As the exam period draws closer, many Leeds students are once again spending the majority of their days hunched over a desk in the different libraries situated around campus. An inevitable result of this, is boredom: and one student has taken her procrastination to a whole new level by spending eight hours planning a holiday with her so called ‘library boyfriend’ – an unsuspecting male who isn’t even aware of her existence.
The Whip caught up with Sally Socket to get the low-down:
“So, I’d been staring at him from across the library for at least a week, but we didn’t properly click until we made accidental eye-contact. He blushed and looked uncomfortable. God, he just looks so cute when he’s uncomfortable.

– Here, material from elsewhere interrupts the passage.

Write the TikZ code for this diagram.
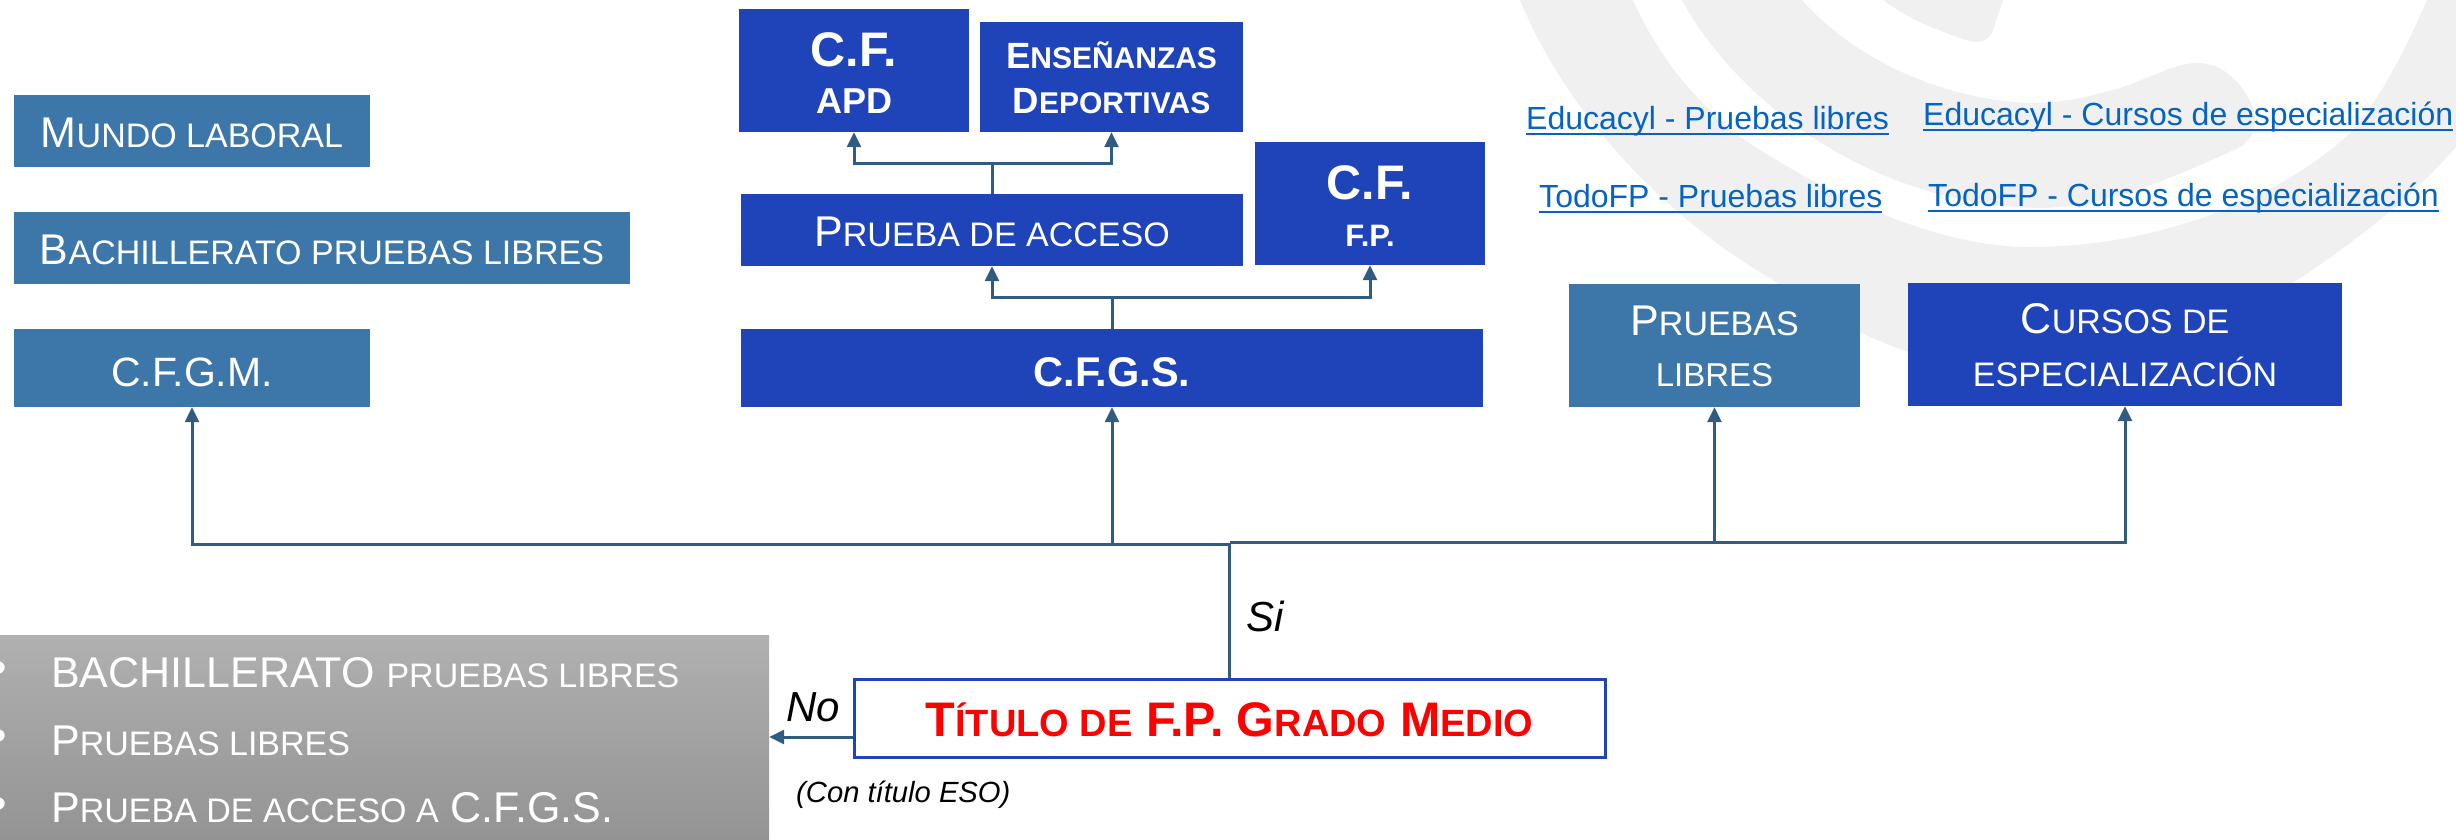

“Anyway, after that I waited until he got up from his desk and followed down to the café. On the way back, I held the door open for him and I swear to God he almost thanked me. That was when I decided I should take it to the next level.
“I’ve spent all of today planning our first holiday, but in all honesty, I’m worried it might have been a waste of time. He’s being so off with me… we haven’t made eye contact for at least two hours now. I guess this is our first argument.”
Miss Socket explained that she’s started peering though estate agents’ windows to catch glimpses of potential first homes, and is worried that – whilst she’s always wanted a big family – her new life partner, whose name she’s pretty sure is Rahul, might only want one or two kids in a more traditional nuclear family.
Next week, Socket intends to plan their messy break-up before a heartfelt reconciliation in which the hopeless romantics fall into each other’s arms and declare that nothing can keep them apart.
Sally is on course to fail the year.